Drug Transporter-Mediated Protection of Cancer Stem Cells From Ionophore Antibiotics

Abstract

Ionophore antibiotics were reported to selectively kill cancer stem cells and to overcome multidrug resistance, but mechanistic studies of the significance of drug transporters for treatment with these compounds are lacking. We applied chemosensitivity testing of well-characterized human cancer cell lines to elaborate on whether drug transporters are involved in protection from the cytotoxic effects of the ionophore antibiotics salinomycin and nigericin. Our experiments demonstrated that ionophore antibiotics were ineffective against both stem-like ovarian cancer side population cells (expressing either ABCB1 or ABCG2) and K562/Dox-H1 cells, which constitute a genetically defined model system for ABCB1 expression. Considering that cancer stem cells often express high levels of drug transporters, we deduced from our results that ionophore antibiotics are less suited to cancer stem cell-targeted treatment than previously thought.
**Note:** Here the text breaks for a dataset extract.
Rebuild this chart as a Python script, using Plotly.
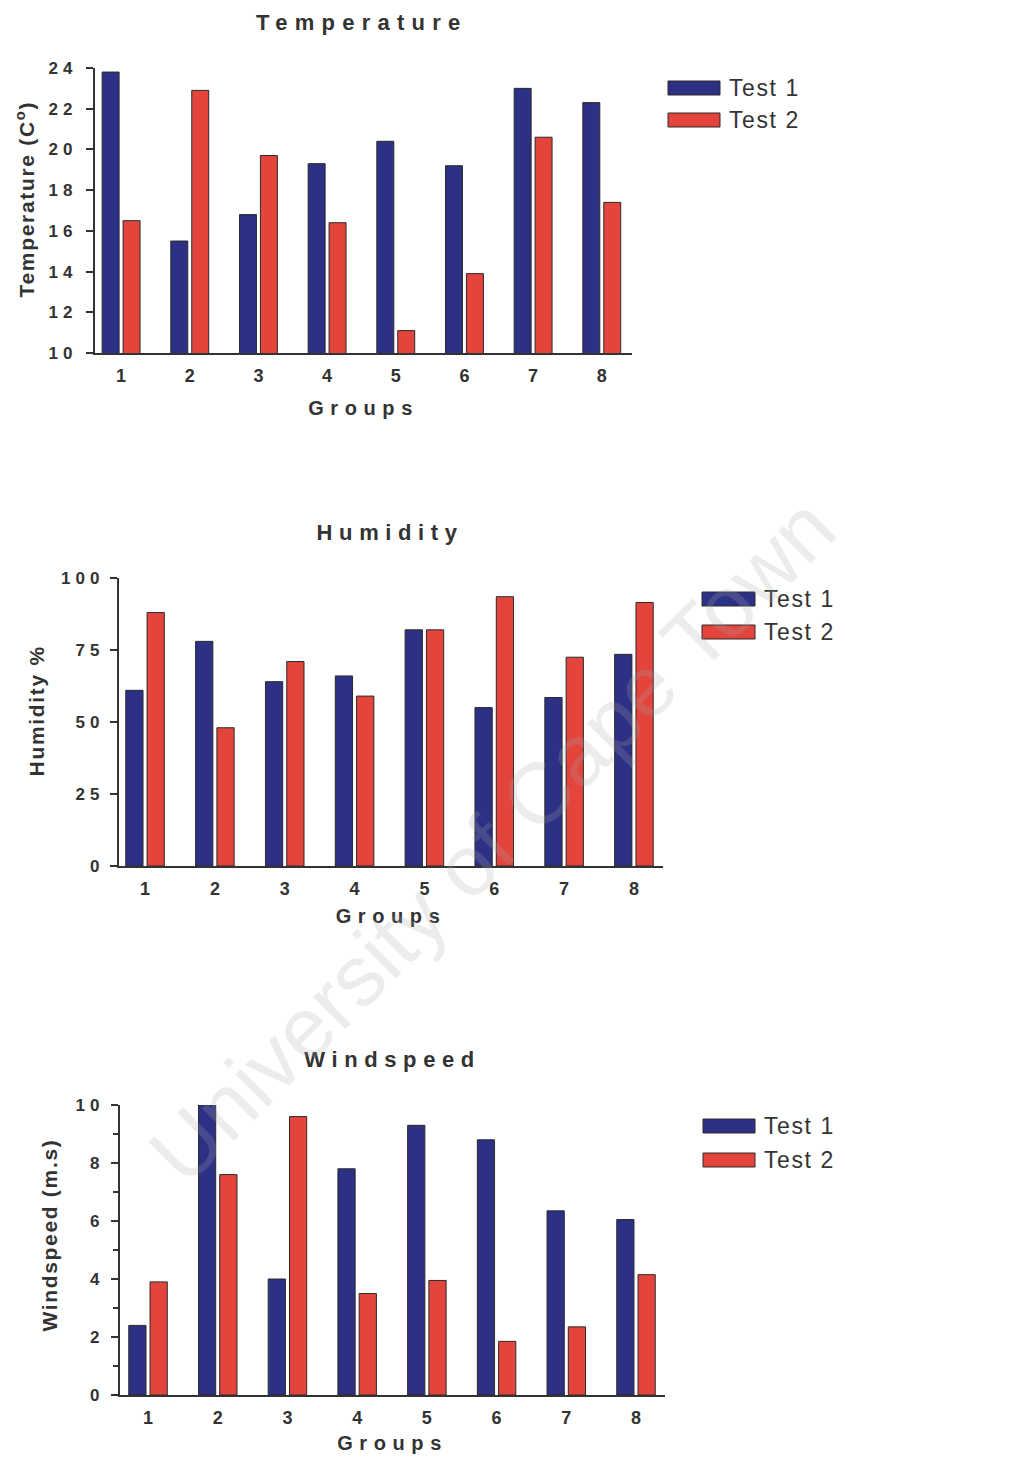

Significance: Ionophore antibiotics such as salinomycin have repeatedly been shown to target cancer stem and progenitor cells from various tumor entities. Meanwhile, cancer stem cell (CSC)-selective toxicity of ionophore antibiotics seems to be a commonly accepted concept that is about to encourage their clinical testing. This study provides data that challenge the concept of targeted elimination of CSC by ionophore antibiotics. Stem-like ovarian cancer side population (SP) cells expressing high levels of ABC drug transporters are shown to largely resist the cytotoxic effects of salinomycin and nigericin. Furthermore, using a small interfering RNA-based knockdown model specific for ABCB1, this study demonstrates that ABC drug transporters are indeed causally involved in mediating protection from ionophore antibiotics. Considering that it is a hallmark of CSCs to exhibit drug resistance conferred by ABC drug transporters, it must be deduced from these results that CSCs may also be protected from ionophore antibiotics by means of drug-transporter mediated efflux.

Keywords: Cancer stem cell; Drug transporter; Ionophore antibiotic; Nigericin; Salinomycin.

Figure 1.

Drug transporter status of cell lines used within this study. (A): Histogram overlay of fluorescence-activated cell sorting-purified SP and NSP fractions of the ovarian cancer cell lines A2780V, IGROV1 (both ABCB1 positive), and B17/92 (ABCG2 positive). (B): Dot plot overlay of ABCB1-positive K562/Dox-H1 (empty vector control; gray) and ABCB1-negative K562/Dox-MM (MDR1-targeting small interfering RNA; black) chronic myelogenous leukemia cells. (C): Dot plot showing the ABCG2-expressing subpopulation of A2780 ovarian cancer cells (rectangular gate). Plots are representative examples of at least three independent stainings. Abbreviations: H1, ABCB1-positive K562/Dox-H1 leukemia cells; MM, ABCB1-negative K562/Dox-MM leukemia cells; NSP, non-side population; SP, side population.

Figure 2.

Resistance of ABCB1-positive SP cells to paclitaxel. Fluorescence-activated cell sorting-purified SP and NSP fractions of the ovarian cancer cell lines A2780V and IGROV1 were treated with increasing concentrations of paclitaxel and subsequently subjected to the metabolic colorimetric MTT assay. Nontreatment controls were included and used for calculation of the degree of specific inhibition of cell viability. ∗, p < .05; ∗∗, p < .01. Abbreviations: NSP, non-side population; SP, side population.

Figure 3.

Resistance of ABCB1- and ABCG2-expressing SP cells to ionophore antibiotics. Fluorescence-activated cell sorting-purified SP and NSP fractions of the ovarian cancer cell lines A2780V (ABCB1-positive SP) and B17/92 (ABCG2-positive SP) were treated with increasing concentrations of salinomycin (A) or nigericin (B) and subsequently subjected to the metabolic colorimetric MTT assay. Nontreatment controls were included and used for calculation of the degree of specific inhibition of cell viability. ∗, p < .05; ∗∗, p < .01. Abbreviations: NSP, non-side population; SP, side population.

Figure 4.

Drug transporter expression protects from the cytotoxic effects of ionophore antibiotics. A mixture of 20% ABCB1-positive K562/Dox-H1 cells (empty vector control) and 80% ABCB1-negative K562/Dox-MM cells (MDR1-targeting small interfering RNA) was generated and exposed to increasing concentrations of salinomycin (A) or nigericin (B) in a competitive assay. The same assay was also applied to A2780 ovarian cancer cells, which naturally harbor an ABCG2-positive side population (C, D). After 7 days of treatment, the proportion of drug transporter-positive cells was determined using staining with respective monoclonal antibodies and flow cytometry. Representative fluorescence-activated cell sorting plots are shown. ∗, p < .05; ∗∗, p < .01.